What it found on its return passes was that easily recognisable geological features on the surface of the moon were not in their expected coordinates with some out of position by as much as 20 miles (30 kms).
Using data collected by Cassini, combined with models of how the moon spins, scientists have concluded the odd rate of spin could only happen if a large underground ocean lay beneath Titan's crust.
In an article in this week's Science journal, reseachers, led by Dr Ralph Lorenz of Johns Hopkins University Applied Physics Laboratory, US, have suggested their predictions be tested by extending the Cassini mission or sending future missions to Titan.

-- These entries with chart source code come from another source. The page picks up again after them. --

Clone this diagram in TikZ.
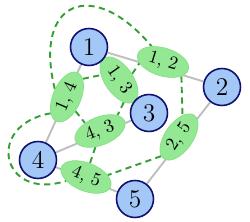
\documentclass[tikz,border=0pt]{standalone}
\usetikzlibrary{shapes.geometric,backgrounds}
\definecolor{vblue}{HTML}{A3C8F7}
\definecolor{vnavy}{HTML}{101070}
\definecolor{lgreen}{HTML}{94E894}
\definecolor{lgreenb}{HTML}{84E084}
\definecolor{dgreen}{HTML}{35A035}
\tikzset{
  vert/.style={circle,draw=vnavy,fill=vblue,line width=0.9pt,minimum size=0.74cm,
    inner sep=0pt,font=\fontsize{14.5}{16}\selectfont},
  pair/.style={ellipse,fill=lgreen,draw=lgreenb,line width=0.4pt,minimum width=1.06cm,
    minimum height=0.56cm,inner sep=0pt,font=\fontsize{10.5}{12}\selectfont},
  gedge/.style={draw=gray!50,line width=1.1pt},
  ledge/.style={draw=dgreen,line width=1.1pt,dash pattern=on 3.5pt off 2.5pt},
}
\begin{document}
\begin{tikzpicture}[x=0.02cm,y=0.02cm]
\useasboundingbox (0,0) rectangle (250,222);
% line graph nodes
\node[pair,rotate=-17] (e12) at (163,160) {1, 2};
\node[pair,rotate=-55] (e13) at (119,142) {1, 3};
\node[pair,rotate=67] (e14) at (67,125) {1, 4};
\node[pair,rotate=22] (e43) at (100,91) {4, 3};
\node[pair,rotate=55] (e25) at (179,85) {2, 5};
\node[pair,rotate=-22] (e45) at (86,45) {4, 5};
% graph nodes
\node[vert] (v1) at (89,175) {1};
\node[vert] (v2) at (222,135) {2};
\node[vert] (v3) at (149,109) {3};
\node[vert] (v4) at (38,62) {4};
\node[vert] (v5) at (135,23) {5};
\begin{scope}[on background layer]
\draw[gedge] (v1) -- (v2) (v1) -- (v3) (v1) -- (v4)
  (v2) -- (v5) (v4) -- (v3) (v4) -- (v5);
\draw[ledge] (e14.80) to[out=104,in=130,looseness=2.2] (e12.143);
\draw[ledge] (e14.-18) -- (e13.220);
\draw[ledge] (e13.80) -- (e12.200);
\draw[ledge] (e12.-21) -- (e25.26);
\draw[ledge] (e13.-23) -- (e43.20);
\draw[ledge] (e14.234) -- (e43.130);
\draw[ledge] (e14.158) to[out=190,in=198,looseness=2.5] (e45.213);
\draw[ledge] (e43.232) -- (e45.96);
\draw[ledge] (e25.172) -- (e45.27);
\end{scope}
\end{tikzpicture}
\end{document}
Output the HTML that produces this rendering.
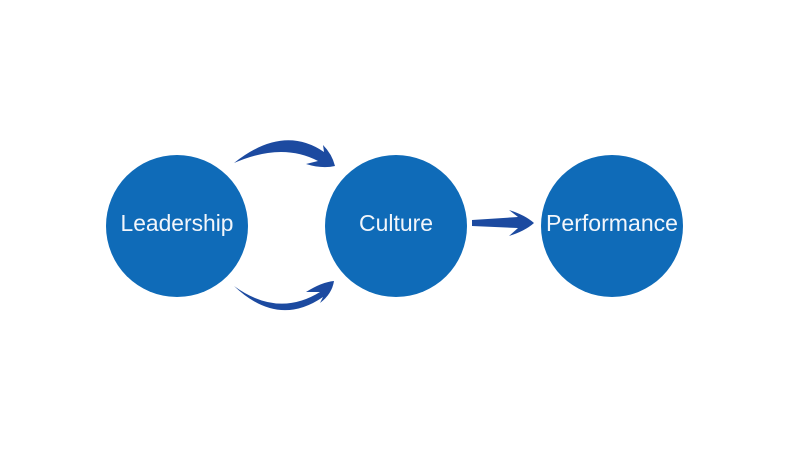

Speaking to the BBC, John Zarnecki, Professor of Space Science, at the UK's Open University - who was not involved in the study - said the motivation to return to Titan was "overwhelming".
"We know there are organic molecules, the place is swarming in organics," he said.
"Titan is 50% water-ice. If it is liquid, as this paper is implying some of it is, it looks as though we've got at least two of the things to initiate the chemistry that leads to life."
"It wouldn't be too far fetched to imagine certain spots on Titan where there would be a source of energy - maybe geothermal energy, as we have on Earth at the bottom of the oceans," Prof. Zarnecki added.